The Lord of the Flies: Revealed, Occurence at Owl Creek Bridge

10R
  • Journal: How is Jack threatening Ralph's authority?
  • Read highlights from chapter 8, which can be considered the most important chapter in the book. fear of "The Beast" weakens the boy's impulse toward civilized behavior. Jack, behaving from the savage, primal side of human behavior splits off from Ralph's group. The scene where the hunter's kill the sow marks the moment when the last remnants of civilized behavior is washed from them in a kind of baptism of blood. Leaving the pig head as an offering to The Beast is religious in nature: the Beast has been turned into a god that lives on the mountain.
  • Simon, in a state of heightened sensitivity, possibly due to fever, has a 'conversation' with the pig head, naming in "The Lord of the Flies." Possibly, the head symbolizes their fear and brutality, their Beast... the flies symbolize the boys.
  • HW: Make sure reading logs for chapters 7 and 8 are complete. Logs for chapters 5 through 8 will be checked for two major grades. We will read chapter 9 in class together.
11R
  • Started reading "Occurrence at Owl Creek Bridge."
  • Three new vocab words were introduced. The whole list at this point is reproduced here for students to catch up.
  • HW: Write everything which can be recalled from the reading so far in journals.

Political: of, pertaining to, or involving the state or its government:

Self-evident: Requiring no proof or explanation.

Unalienable: Not to be separated, given away, or taken away

Despotism: absolute power or control; tyranny.

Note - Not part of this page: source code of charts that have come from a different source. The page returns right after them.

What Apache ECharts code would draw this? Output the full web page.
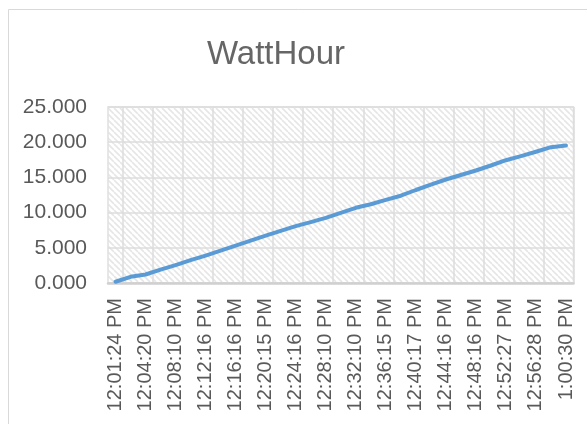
<!DOCTYPE html>
<html>
<head>
<meta charset="utf-8">
<script src="https://cdn.jsdelivr.net/npm/echarts@6/dist/echarts.min.js"></script>
<style>
  html, body { margin: 0; padding: 0; background: #fff; }
  #chart { width: 587px; height: 424px; }
</style>
</head>
<body>
<div id="chart"></div>
<script>
// 时间分类（偶数位的才显示标签）
const times = [
  '12:01:24 PM', '12:02:50 PM', '12:04:20 PM', '12:06:15 PM', '12:08:10 PM',
  '12:10:13 PM', '12:12:16 PM', '12:14:16 PM', '12:16:16 PM', '12:18:15 PM',
  '12:20:15 PM', '12:22:16 PM', '12:24:16 PM', '12:26:13 PM', '12:28:10 PM',
  '12:30:10 PM', '12:32:10 PM', '12:34:12 PM', '12:36:15 PM', '12:38:16 PM',
  '12:40:17 PM', '12:42:16 PM', '12:44:16 PM', '12:46:16 PM', '12:48:16 PM',
  '12:50:21 PM', '12:52:27 PM', '12:54:27 PM', '12:56:28 PM', '12:58:29 PM',
  '1:00:30 PM'
];
// 电量值
const wattHour = [
  0.18, 0.88, 1.21, 1.89, 2.54, 3.24, 3.89, 4.59, 5.30, 6.03,
  6.72, 7.40, 8.07, 8.65, 9.26, 9.97, 10.68, 11.19, 11.80, 12.40,
  13.21, 13.96, 14.70, 15.34, 15.98, 16.69, 17.44, 18.03, 18.64, 19.29,
  19.53
];

// 斜线填充的绘图区背景
const tile = document.createElement('canvas');
tile.width = 6;
tile.height = 6;
const ctx = tile.getContext('2d');
ctx.fillStyle = '#ffffff';
ctx.fillRect(0, 0, 6, 6);
ctx.strokeStyle = '#e6e6e6';
ctx.lineWidth = 1.6;
[-6, 0, 6].forEach(x0 => {
  ctx.beginPath();
  ctx.moveTo(x0, 0);
  ctx.lineTo(x0 + 6, 6);
  ctx.stroke();
});

const chart = echarts.init(document.getElementById('chart'));

const option = {
  backgroundColor: '#fff',
  animation: false,
  title: {
    text: 'WattHour',
    left: 271,
    top: 33,
    textAlign: 'center',
    textStyle: {
      fontFamily: 'Liberation Sans',
      fontSize: 33,
      fontWeight: 'normal',
      color: '#666666'
    }
  },
  graphic: [{
    type: 'rect',
    shape: { x: 8.5, y: 9.5, width: 700, height: 600 },
    style: { fill: 'none', stroke: '#d9d9d9', lineWidth: 1 },
    silent: true
  }],
  grid: {
    left: 108,
    right: 13.5,
    top: 107,
    bottom: 141,
    show: true,
    backgroundColor: { image: tile, repeat: 'repeat' },
    borderColor: '#e0e0e0',
    borderWidth: 1.5
  },
  xAxis: {
    type: 'category',
    data: times,
    boundaryGap: true,
    axisLine: { lineStyle: { color: '#d0d0d0', width: 2.5 } },
    axisTick: { show: false },
    axisLabel: {
      interval: 1,
      rotate: 90,
      margin: 15,
      fontFamily: 'Liberation Sans',
      fontSize: 20,
      color: '#595959'
    },
    splitLine: {
      show: true,
      interval: (i) => i % 2 === 1,
      lineStyle: { color: '#dcdcdc', width: 1.5 }
    }
  },
  yAxis: {
    type: 'value',
    min: 0,
    max: 25,
    interval: 5,
    axisLine: { show: false },
    axisTick: { show: false },
    axisLabel: {
      margin: 21,
      fontFamily: 'Liberation Sans',
      fontSize: 21,
      color: '#595959',
      formatter: v => v.toFixed(3)
    },
    splitLine: { lineStyle: { color: '#dcdcdc', width: 1.5 } }
  },
  series: [{
    type: 'line',
    data: wattHour,
    showSymbol: false,
    smooth: false,
    lineStyle: { color: '#5b9bd5', width: 4, cap: 'round', join: 'round' }
  }]
};

chart.setOption(option);
</script>
</body>
</html>
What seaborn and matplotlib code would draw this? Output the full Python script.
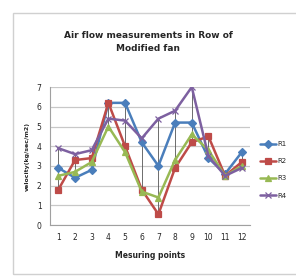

Parallelism: the repeated use of phrases, clauses, or sentences in structure or meaning to strengthen an argument

Calvinism: emphasizing predestination, the sovereignty of God, the supreme authority of the Scriptures

Enlightenment: philosophical movement of the 18th century, characterized by belief in the power of human reason and by innovations in political, religious, and educational doctrine.

Romanticism: a movement in literature and art during the late 18th and early 19th centuries that celebrated nature rather than civilization; Romanticism valued imagination and emotion over rationality

Anecdote: short account of an incident (especially a biographical one)

Profound: showing intellectual penetration or emotional depth; great, important meaningThesis: A statement that is maintained by argument
Annotate: to supply with critical or explanatory notes; comment upon in notes

Metaphor: A figure of speech in which a word or phrase that ordinarily means one thing is used to mean another, thus making a comparison, as in "a sea of troubles" or "All the world's a stage" (Shakespeare).

Simile: a figure of speech in which two unlike things are compared using ‘like’ or ‘as’, as in "she is like a rose."

Conundrum - (noun)
1. a riddle whose answer is or involves a pun
2. an intricate and difficult problem

Ambiguity: doubtfulness or uncertainty of meaning

Precedent (noun)-
1) an earlier occurrence of something similar
2) something that may serve as an example or rule to authorize or justify a similar future act or statement

Pandemic (adj.)--spread over an entire country, continent or world.

Cynical: Believing or showing the belief that people are motivated chiefly by selfish concerns; skeptical of the motives of others; Negative or pessimistic, as from world-weariness

Satire: the use of irony, sarcasm, ridicule, wit or the like, in exposing, denouncing, or deriding vice, folly, etc.